Exercise - Without the pictures, return all of the material exactly as written.

Data segment -
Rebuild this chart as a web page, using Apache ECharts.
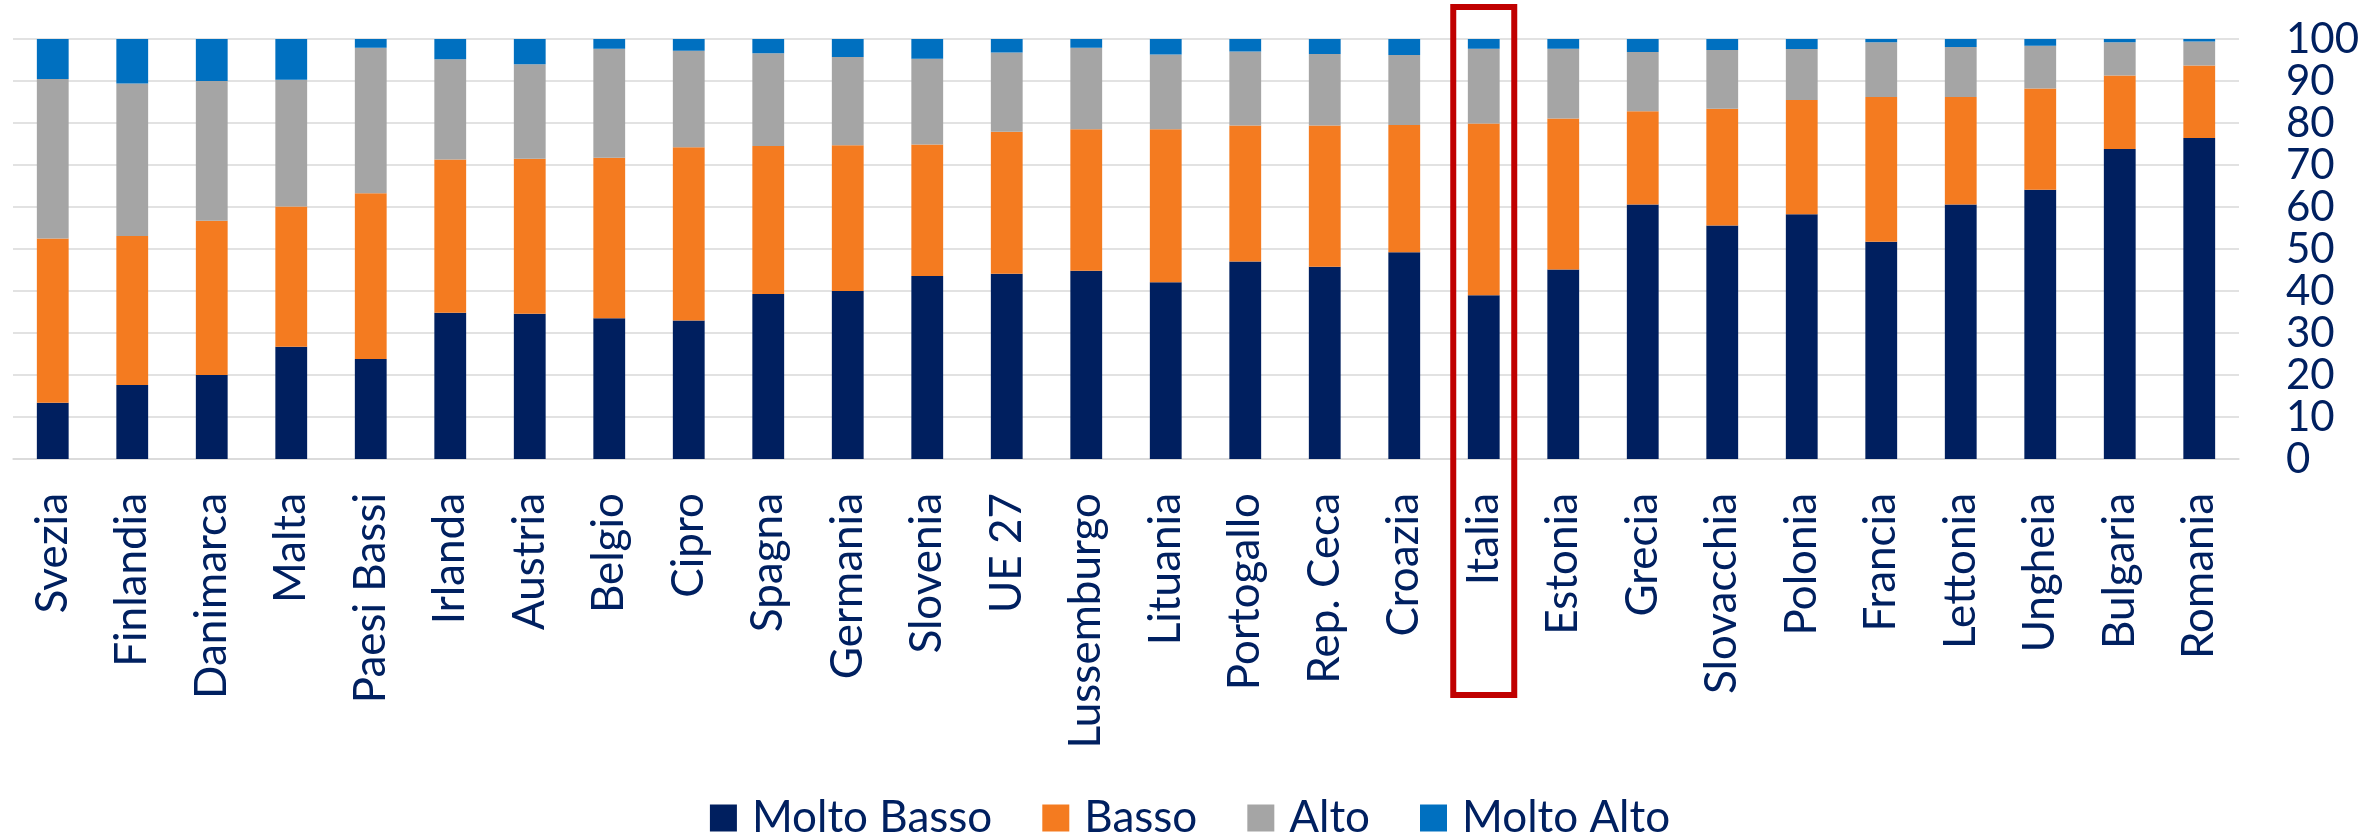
<!DOCTYPE html>
<html>
<head>
<meta charset="utf-8">
<script src="https://cdn.jsdelivr.net/npm/echarts@6/dist/echarts.min.js"></script>
<style>
  html, body { margin: 0; padding: 0; background: #ffffff; }
  #chart { width: 2380px; height: 836px; }
</style>
</head>
<body>
<div id="chart"></div>
<script>
// Paesi (ordinati per quota "Molto Basso") e UE 27
const categories = ['Svezia', 'Finlandia', 'Danimarca', 'Malta', 'Paesi Bassi', 'Irlanda', 'Austria',
  'Belgio', 'Cipro', 'Spagna', 'Germania', 'Slovenia', 'UE 27', 'Lussemburgo', 'Lituania',
  'Portogallo', 'Rep. Ceca', 'Croazia', 'Italia', 'Estonia', 'Grecia', 'Slovacchia', 'Polonia',
  'Francia', 'Lettonia', 'Ungheia', 'Bulgaria', 'Romania'];

const seriesNames = ['Molto Basso', 'Basso', 'Alto', 'Molto Alto'];

// Quote percentuali per livello
const moltoBasso = [13.4, 17.6, 20.0, 26.7, 23.8, 34.8, 34.6, 33.5, 33.0, 39.3, 40.0, 43.6, 44.1, 44.8,
  42.1, 47.0, 45.8, 49.2, 39.0, 45.1, 60.6, 55.6, 58.3, 51.7, 60.6, 64.1, 73.8, 76.4];
const basso = [39.1, 35.5, 36.7, 33.4, 39.5, 36.5, 36.9, 38.2, 41.2, 35.2, 34.7, 31.3, 33.8, 33.7,
  36.4, 32.4, 33.6, 30.3, 40.9, 36.0, 22.2, 27.8, 27.2, 34.5, 25.6, 24.1, 17.5, 17.3];
const alto = [38.0, 36.3, 33.3, 30.2, 34.6, 23.9, 22.5, 26.0, 23.0, 22.1, 21.0, 20.4, 18.9, 19.4,
  17.8, 17.6, 17.0, 16.7, 17.8, 16.6, 14.1, 14.0, 12.1, 13.0, 11.9, 10.2, 7.9, 5.7];
const moltoAlto = [9.5, 10.6, 10.0, 9.7, 2.1, 4.8, 6.0, 2.3, 2.8, 3.4, 4.3, 4.7, 3.2, 2.1,
  3.7, 3.0, 3.6, 3.8, 2.3, 2.3, 3.1, 2.6, 2.4, 0.8, 1.9, 1.6, 0.8, 0.6];

const yTicks = { min: 0, max: 100, interval: 10 };
const highlighted = 'Italia';

const colors = ['#001F5F', '#F47B20', '#A5A5A5', '#0070C0'];
const textColor = '#002060';
const gridColor = '#D9D9D9';
const font = 'Lato';

const chart = echarts.init(document.getElementById('chart'), null, { renderer: 'canvas' });

const values = [moltoBasso, basso, alto, moltoAlto];

chart.setOption({
  animation: false,
  backgroundColor: '#ffffff',
  color: colors,
  grid: { left: 13, right: 141, top: 39, bottom: 377, containLabel: false },
  legend: {
    data: seriesNames,
    left: 'center',
    top: 791,
    icon: 'rect',
    itemWidth: 27,
    itemHeight: 27,
    itemGap: 50,
    textStyle: { color: textColor, fontFamily: font, fontSize: 44, padding: [0, 0, 0, 10] }
  },
  xAxis: {
    type: 'category',
    data: categories,
    axisTick: { show: false },
    axisLine: { show: true, lineStyle: { color: gridColor, width: 1.5 } },
    axisLabel: {
      interval: 0,
      rotate: 90,
      margin: 34,
      color: textColor,
      fontFamily: font,
      fontSize: 44
    }
  },
  yAxis: {
    type: 'value',
    position: 'right',
    min: yTicks.min,
    max: yTicks.max,
    interval: yTicks.interval,
    axisLine: { show: false },
    axisTick: { show: false },
    splitLine: { lineStyle: { color: gridColor, width: 1.5 } },
    axisLabel: {
      margin: 47,
      color: textColor,
      fontFamily: font,
      fontSize: 42
    }
  },
  series: seriesNames.map((name, i) => ({
    name: name,
    type: 'bar',
    stack: 'livello',
    barCategoryGap: '60%',
    data: values[i],
    itemStyle: { color: colors[i] }
  }))
});

// Riquadro rosso attorno all'Italia, ancorato alla scala della categoria
const cx = chart.convertToPixel({ xAxisIndex: 0 }, highlighted);
const yTop = chart.convertToPixel({ yAxisIndex: 0 }, yTicks.max);
const yBase = chart.convertToPixel({ yAxisIndex: 0 }, yTicks.min);
const boxTop = yTop - 32;
const boxBottom = yBase + 236;
chart.setOption({
  graphic: [{
    type: 'rect',
    z: 100,
    shape: { x: cx - 30.5, y: boxTop, width: 61, height: boxBottom - boxTop },
    style: { fill: 'none', stroke: '#C00000', lineWidth: 6 }
  }]
});
</script>
</body>
</html>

Solution for this exercise -
Rebuild this chart as a web page, using Apache ECharts.
<!DOCTYPE html>
<html>
<head>
<meta charset="utf-8">
<script src="https://cdn.jsdelivr.net/npm/echarts@6/dist/echarts.min.js"></script>
<style>
  html, body { margin: 0; padding: 0; background: #ffffff; }
  #chart { width: 2380px; height: 836px; }
</style>
</head>
<body>
<div id="chart"></div>
<script>
// Paesi (ordinati per quota "Molto Basso") e UE 27
const categories = ['Svezia', 'Finlandia', 'Danimarca', 'Malta', 'Paesi Bassi', 'Irlanda', 'Austria',
  'Belgio', 'Cipro', 'Spagna', 'Germania', 'Slovenia', 'UE 27', 'Lussemburgo', 'Lituania',
  'Portogallo', 'Rep. Ceca', 'Croazia', 'Italia', 'Estonia', 'Grecia', 'Slovacchia', 'Polonia',
  'Francia', 'Lettonia', 'Ungheia', 'Bulgaria', 'Romania'];

const seriesNames = ['Molto Basso', 'Basso', 'Alto', 'Molto Alto'];

// Quote percentuali per livello
const moltoBasso = [13.4, 17.6, 20.0, 26.7, 23.8, 34.8, 34.6, 33.5, 33.0, 39.3, 40.0, 43.6, 44.1, 44.8,
  42.1, 47.0, 45.8, 49.2, 39.0, 45.1, 60.6, 55.6, 58.3, 51.7, 60.6, 64.1, 73.8, 76.4];
const basso = [39.1, 35.5, 36.7, 33.4, 39.5, 36.5, 36.9, 38.2, 41.2, 35.2, 34.7, 31.3, 33.8, 33.7,
  36.4, 32.4, 33.6, 30.3, 40.9, 36.0, 22.2, 27.8, 27.2, 34.5, 25.6, 24.1, 17.5, 17.3];
const alto = [38.0, 36.3, 33.3, 30.2, 34.6, 23.9, 22.5, 26.0, 23.0, 22.1, 21.0, 20.4, 18.9, 19.4,
  17.8, 17.6, 17.0, 16.7, 17.8, 16.6, 14.1, 14.0, 12.1, 13.0, 11.9, 10.2, 7.9, 5.7];
const moltoAlto = [9.5, 10.6, 10.0, 9.7, 2.1, 4.8, 6.0, 2.3, 2.8, 3.4, 4.3, 4.7, 3.2, 2.1,
  3.7, 3.0, 3.6, 3.8, 2.3, 2.3, 3.1, 2.6, 2.4, 0.8, 1.9, 1.6, 0.8, 0.6];

const yTicks = { min: 0, max: 100, interval: 10 };
const highlighted = 'Italia';

const colors = ['#001F5F', '#F47B20', '#A5A5A5', '#0070C0'];
const textColor = '#002060';
const gridColor = '#D9D9D9';
const font = 'Lato';

const chart = echarts.init(document.getElementById('chart'), null, { renderer: 'canvas' });

const values = [moltoBasso, basso, alto, moltoAlto];

chart.setOption({
  animation: false,
  backgroundColor: '#ffffff',
  color: colors,
  grid: { left: 13, right: 141, top: 39, bottom: 377, containLabel: false },
  legend: {
    data: seriesNames,
    left: 'center',
    top: 791,
    icon: 'rect',
    itemWidth: 27,
    itemHeight: 27,
    itemGap: 50,
    textStyle: { color: textColor, fontFamily: font, fontSize: 44, padding: [0, 0, 0, 10] }
  },
  xAxis: {
    type: 'category',
    data: categories,
    axisTick: { show: false },
    axisLine: { show: true, lineStyle: { color: gridColor, width: 1.5 } },
    axisLabel: {
      interval: 0,
      rotate: 90,
      margin: 34,
      color: textColor,
      fontFamily: font,
      fontSize: 44
    }
  },
  yAxis: {
    type: 'value',
    position: 'right',
    min: yTicks.min,
    max: yTicks.max,
    interval: yTicks.interval,
    axisLine: { show: false },
    axisTick: { show: false },
    splitLine: { lineStyle: { color: gridColor, width: 1.5 } },
    axisLabel: {
      margin: 47,
      color: textColor,
      fontFamily: font,
      fontSize: 42
    }
  },
  series: seriesNames.map((name, i) => ({
    name: name,
    type: 'bar',
    stack: 'livello',
    barCategoryGap: '60%',
    data: values[i],
    itemStyle: { color: colors[i] }
  }))
});

// Riquadro rosso attorno all'Italia, ancorato alla scala della categoria
const cx = chart.convertToPixel({ xAxisIndex: 0 }, highlighted);
const yTop = chart.convertToPixel({ yAxisIndex: 0 }, yTicks.max);
const yBase = chart.convertToPixel({ yAxisIndex: 0 }, yTicks.min);
const boxTop = yTop - 32;
const boxBottom = yBase + 236;
chart.setOption({
  graphic: [{
    type: 'rect',
    z: 100,
    shape: { x: cx - 30.5, y: boxTop, width: 61, height: boxBottom - boxTop },
    style: { fill: 'none', stroke: '#C00000', lineWidth: 6 }
  }]
});
</script>
</body>
</html>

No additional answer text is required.